This week I conclude a discussion regarding creating and sustaining an organizational culture where people work well together and are supportive of one another. Along the way I have also been careful to point out that these brief blogs are unashamedly short – and correspondingly limited in thorough content.
Even so, there are at least three factors that must be understood and embraced by each member of a functioning enterprise in order to maximize relational harmony, consistency, and effectiveness.
Rather than recount each principle, it is simpler to refer back to the preceding series where, by selecting a link below, it is possible to read each factor in more detail than is possible to spell out in compressed fashion here.
The factors that must be in play in a healthy relational environment include at least the following:
1. Each person is known as and regards each other team members as a fellow-colleagues (click for detail)
2. Each person is known as and regards each other team members as a fellow-workers (click for detail)

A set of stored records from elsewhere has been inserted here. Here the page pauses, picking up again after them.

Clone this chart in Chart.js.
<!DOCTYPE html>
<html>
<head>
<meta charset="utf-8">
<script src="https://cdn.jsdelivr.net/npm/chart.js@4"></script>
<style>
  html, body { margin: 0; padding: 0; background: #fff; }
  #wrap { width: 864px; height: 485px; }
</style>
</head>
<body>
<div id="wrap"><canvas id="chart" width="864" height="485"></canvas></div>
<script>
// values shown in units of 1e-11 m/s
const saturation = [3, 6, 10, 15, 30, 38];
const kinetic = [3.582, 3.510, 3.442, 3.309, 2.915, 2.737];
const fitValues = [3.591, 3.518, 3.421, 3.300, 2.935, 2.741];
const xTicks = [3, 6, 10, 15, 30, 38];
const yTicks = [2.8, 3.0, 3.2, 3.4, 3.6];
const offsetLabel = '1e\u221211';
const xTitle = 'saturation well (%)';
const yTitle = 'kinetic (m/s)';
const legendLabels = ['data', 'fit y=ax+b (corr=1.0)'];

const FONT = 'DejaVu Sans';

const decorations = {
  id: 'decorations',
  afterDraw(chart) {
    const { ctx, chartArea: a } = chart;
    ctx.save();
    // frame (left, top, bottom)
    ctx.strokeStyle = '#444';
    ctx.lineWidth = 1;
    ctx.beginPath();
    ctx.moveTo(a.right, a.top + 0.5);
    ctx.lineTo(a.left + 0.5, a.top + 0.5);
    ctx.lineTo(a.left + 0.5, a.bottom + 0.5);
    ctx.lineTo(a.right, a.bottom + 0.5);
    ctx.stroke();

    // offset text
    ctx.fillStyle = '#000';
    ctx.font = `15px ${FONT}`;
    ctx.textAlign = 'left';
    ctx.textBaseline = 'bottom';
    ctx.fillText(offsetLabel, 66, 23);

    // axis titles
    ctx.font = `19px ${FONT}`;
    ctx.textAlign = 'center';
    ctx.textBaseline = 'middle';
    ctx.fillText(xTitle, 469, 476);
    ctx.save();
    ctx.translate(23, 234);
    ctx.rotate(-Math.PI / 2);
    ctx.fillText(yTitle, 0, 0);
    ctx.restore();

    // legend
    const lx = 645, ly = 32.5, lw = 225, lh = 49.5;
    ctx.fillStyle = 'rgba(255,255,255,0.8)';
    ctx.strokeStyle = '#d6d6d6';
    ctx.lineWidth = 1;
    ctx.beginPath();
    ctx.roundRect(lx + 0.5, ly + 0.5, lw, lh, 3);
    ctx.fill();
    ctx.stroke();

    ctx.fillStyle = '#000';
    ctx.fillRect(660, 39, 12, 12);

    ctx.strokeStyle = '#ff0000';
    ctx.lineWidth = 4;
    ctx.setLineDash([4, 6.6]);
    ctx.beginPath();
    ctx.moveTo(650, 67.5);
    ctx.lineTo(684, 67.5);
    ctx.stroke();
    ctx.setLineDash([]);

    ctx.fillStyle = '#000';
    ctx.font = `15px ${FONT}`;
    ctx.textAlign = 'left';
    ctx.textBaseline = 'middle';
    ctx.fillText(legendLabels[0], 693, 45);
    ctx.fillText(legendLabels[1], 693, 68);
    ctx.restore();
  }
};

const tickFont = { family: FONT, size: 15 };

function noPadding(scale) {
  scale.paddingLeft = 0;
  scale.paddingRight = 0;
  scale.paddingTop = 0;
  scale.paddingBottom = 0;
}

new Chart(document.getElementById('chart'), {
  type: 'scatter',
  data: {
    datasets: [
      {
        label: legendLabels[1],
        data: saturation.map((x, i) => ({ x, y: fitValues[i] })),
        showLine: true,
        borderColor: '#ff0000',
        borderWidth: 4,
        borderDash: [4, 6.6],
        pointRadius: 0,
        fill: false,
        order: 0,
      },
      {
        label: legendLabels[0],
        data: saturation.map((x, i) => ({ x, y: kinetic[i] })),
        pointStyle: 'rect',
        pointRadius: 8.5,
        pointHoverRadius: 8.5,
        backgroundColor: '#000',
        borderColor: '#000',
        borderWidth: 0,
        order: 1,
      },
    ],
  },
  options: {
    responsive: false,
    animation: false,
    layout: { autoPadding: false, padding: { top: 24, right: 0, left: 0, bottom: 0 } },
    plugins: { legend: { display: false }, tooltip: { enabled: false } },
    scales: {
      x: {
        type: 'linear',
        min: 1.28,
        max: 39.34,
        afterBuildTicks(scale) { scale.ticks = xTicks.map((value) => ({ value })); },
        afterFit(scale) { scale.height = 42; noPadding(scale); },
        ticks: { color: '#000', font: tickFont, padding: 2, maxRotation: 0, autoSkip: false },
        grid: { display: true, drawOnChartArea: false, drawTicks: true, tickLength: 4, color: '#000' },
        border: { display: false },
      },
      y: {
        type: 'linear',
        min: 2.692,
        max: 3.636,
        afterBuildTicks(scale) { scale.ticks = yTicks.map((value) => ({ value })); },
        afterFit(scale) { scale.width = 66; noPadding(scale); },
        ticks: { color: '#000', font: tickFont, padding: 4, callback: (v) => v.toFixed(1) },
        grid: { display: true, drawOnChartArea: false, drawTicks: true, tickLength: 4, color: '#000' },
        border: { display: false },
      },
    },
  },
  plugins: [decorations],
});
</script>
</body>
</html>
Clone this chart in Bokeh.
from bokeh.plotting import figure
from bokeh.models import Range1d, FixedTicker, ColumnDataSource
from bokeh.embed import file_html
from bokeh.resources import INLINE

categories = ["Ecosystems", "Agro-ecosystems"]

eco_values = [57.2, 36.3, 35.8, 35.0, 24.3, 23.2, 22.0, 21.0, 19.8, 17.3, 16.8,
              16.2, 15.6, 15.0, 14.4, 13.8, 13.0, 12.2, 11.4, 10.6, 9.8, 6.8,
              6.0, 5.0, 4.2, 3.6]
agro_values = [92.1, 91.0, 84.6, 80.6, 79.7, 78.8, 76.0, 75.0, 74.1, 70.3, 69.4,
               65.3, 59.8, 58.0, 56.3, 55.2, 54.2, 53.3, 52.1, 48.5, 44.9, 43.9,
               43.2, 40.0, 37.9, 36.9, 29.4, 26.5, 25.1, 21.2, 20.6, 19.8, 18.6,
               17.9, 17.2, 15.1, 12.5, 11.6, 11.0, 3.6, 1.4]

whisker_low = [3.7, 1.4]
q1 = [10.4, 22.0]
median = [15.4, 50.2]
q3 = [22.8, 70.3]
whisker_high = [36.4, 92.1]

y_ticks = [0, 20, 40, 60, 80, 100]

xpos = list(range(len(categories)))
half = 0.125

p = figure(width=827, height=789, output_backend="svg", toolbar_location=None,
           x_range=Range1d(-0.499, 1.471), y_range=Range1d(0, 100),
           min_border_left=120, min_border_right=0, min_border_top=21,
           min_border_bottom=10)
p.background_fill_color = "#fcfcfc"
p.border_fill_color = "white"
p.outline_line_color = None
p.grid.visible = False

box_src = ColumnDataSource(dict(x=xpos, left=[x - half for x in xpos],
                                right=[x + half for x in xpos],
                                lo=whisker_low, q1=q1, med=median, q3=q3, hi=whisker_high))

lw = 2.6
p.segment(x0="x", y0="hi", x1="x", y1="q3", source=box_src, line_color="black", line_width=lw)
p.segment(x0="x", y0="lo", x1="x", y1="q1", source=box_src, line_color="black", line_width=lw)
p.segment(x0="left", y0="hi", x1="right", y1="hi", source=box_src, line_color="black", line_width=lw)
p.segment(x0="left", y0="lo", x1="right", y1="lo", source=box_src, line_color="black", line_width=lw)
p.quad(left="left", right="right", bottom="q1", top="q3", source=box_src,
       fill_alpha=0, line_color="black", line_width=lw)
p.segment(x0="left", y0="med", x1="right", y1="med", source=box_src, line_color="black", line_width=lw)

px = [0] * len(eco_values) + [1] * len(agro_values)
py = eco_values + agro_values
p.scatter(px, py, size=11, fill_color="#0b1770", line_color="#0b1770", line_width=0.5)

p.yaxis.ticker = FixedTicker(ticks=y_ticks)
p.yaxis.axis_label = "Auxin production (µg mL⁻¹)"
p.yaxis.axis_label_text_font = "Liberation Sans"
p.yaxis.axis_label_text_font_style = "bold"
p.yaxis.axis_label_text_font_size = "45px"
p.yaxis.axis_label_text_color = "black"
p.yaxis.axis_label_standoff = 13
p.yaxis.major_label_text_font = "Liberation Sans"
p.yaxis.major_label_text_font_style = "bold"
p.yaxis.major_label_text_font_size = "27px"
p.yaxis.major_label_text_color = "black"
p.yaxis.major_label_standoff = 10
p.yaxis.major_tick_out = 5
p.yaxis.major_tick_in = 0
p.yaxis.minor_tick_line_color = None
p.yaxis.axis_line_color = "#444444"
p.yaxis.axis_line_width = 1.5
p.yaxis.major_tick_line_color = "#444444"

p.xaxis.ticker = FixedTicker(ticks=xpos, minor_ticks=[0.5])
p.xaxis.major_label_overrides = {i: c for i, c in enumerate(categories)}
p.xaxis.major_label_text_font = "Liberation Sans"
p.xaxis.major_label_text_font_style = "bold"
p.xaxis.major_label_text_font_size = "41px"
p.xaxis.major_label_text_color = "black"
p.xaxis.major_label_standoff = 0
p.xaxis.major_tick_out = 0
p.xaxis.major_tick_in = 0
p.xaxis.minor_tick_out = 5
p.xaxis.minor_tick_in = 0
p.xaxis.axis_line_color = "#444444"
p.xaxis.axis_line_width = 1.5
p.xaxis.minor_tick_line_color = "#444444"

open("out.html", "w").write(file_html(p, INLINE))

3. Each person is known as and regards each other team members as a fellow-mission-partners (click for detail)
Of course, the central factor (not mentioned above) is leadership.
Human organizations require leaders who will establish and maintain a productive relational culture. Each of the three attributes and attitudes toward other team-members noted above must be instilled and continuously reinforced – by leadership. Even more importantly, these attributes must be modelled by the leader through their regard and treatment of the team members they lead.
On the one hand, this 3-part equation is reduced through this blog into the simplest of terms; yet on the other hand, actual implementation is clearly an art as well as a science. And so once again we arrive at a fundamental supposition of this series: leadership is dynamic and, at every point, it takes Courage to Lead.